OBJECTIVE: Please write out the lines of the data exactly, beginning with the first and ending with the line containing "(rep) at (32,295)"; leave the pictures behind.

INFORMATION SHOWN:

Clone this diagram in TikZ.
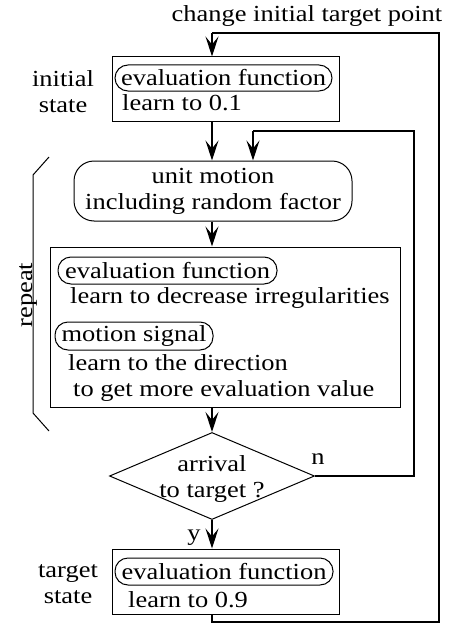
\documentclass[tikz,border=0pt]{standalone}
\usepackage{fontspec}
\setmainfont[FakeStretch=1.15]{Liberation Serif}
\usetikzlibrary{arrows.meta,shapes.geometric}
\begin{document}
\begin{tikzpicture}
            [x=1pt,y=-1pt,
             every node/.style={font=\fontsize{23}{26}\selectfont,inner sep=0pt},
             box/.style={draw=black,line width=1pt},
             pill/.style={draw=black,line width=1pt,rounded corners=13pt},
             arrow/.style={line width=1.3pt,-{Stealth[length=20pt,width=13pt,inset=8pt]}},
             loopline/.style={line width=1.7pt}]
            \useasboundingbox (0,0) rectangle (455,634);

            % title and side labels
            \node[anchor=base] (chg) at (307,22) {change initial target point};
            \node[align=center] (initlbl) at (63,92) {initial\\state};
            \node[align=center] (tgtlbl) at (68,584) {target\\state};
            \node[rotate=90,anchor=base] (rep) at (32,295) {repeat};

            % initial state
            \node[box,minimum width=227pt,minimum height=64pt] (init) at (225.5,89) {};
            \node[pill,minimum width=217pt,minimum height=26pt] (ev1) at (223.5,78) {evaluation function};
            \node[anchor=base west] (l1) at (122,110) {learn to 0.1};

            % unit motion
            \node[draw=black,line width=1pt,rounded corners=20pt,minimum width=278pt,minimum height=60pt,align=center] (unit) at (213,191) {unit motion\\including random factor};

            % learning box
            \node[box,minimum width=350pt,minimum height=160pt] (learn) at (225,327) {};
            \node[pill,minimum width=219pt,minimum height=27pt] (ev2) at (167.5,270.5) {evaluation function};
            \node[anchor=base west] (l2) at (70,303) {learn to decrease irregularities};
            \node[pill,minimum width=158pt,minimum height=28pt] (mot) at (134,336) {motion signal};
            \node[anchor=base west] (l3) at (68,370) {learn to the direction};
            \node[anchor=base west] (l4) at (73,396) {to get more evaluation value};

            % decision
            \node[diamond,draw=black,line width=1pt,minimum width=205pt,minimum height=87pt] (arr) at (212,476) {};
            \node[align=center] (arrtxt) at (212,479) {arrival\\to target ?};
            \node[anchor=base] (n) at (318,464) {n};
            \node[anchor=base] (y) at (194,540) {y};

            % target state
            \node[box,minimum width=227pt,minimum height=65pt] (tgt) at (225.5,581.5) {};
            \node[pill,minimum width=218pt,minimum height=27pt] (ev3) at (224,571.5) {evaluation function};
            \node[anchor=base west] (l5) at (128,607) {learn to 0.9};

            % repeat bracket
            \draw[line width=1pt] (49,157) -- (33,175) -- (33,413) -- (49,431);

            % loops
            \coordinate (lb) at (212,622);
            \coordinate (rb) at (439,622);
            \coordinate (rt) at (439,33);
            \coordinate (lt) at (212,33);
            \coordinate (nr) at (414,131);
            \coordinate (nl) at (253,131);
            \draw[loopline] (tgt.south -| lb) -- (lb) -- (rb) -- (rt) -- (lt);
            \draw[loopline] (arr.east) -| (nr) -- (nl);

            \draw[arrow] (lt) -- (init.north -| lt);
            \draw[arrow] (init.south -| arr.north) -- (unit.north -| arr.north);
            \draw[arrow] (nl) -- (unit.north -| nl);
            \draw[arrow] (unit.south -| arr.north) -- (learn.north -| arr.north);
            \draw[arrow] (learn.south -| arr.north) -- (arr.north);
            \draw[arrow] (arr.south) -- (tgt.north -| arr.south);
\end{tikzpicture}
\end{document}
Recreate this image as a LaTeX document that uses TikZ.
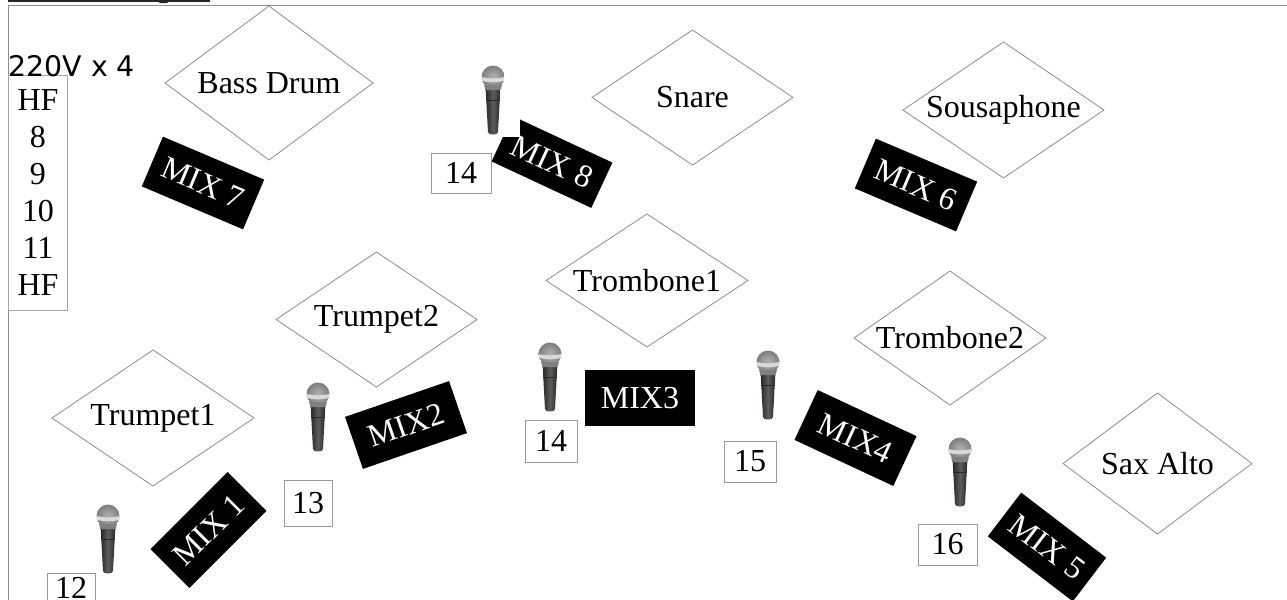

RESPONSE BELOW:
Clone this diagram in TikZ.
\documentclass[tikz,border=0pt]{standalone}
\usepackage{fontspec}
\setmainfont[FakeStretch=1.15]{Liberation Serif}
\usetikzlibrary{arrows.meta,shapes.geometric}
\begin{document}
\begin{tikzpicture}
            [x=1pt,y=-1pt,
             every node/.style={font=\fontsize{23}{26}\selectfont,inner sep=0pt},
             box/.style={draw=black,line width=1pt},
             pill/.style={draw=black,line width=1pt,rounded corners=13pt},
             arrow/.style={line width=1.3pt,-{Stealth[length=20pt,width=13pt,inset=8pt]}},
             loopline/.style={line width=1.7pt}]
            \useasboundingbox (0,0) rectangle (455,634);

            % title and side labels
            \node[anchor=base] (chg) at (307,22) {change initial target point};
            \node[align=center] (initlbl) at (63,92) {initial\\state};
            \node[align=center] (tgtlbl) at (68,584) {target\\state};
            \node[rotate=90,anchor=base] (rep) at (32,295) {repeat};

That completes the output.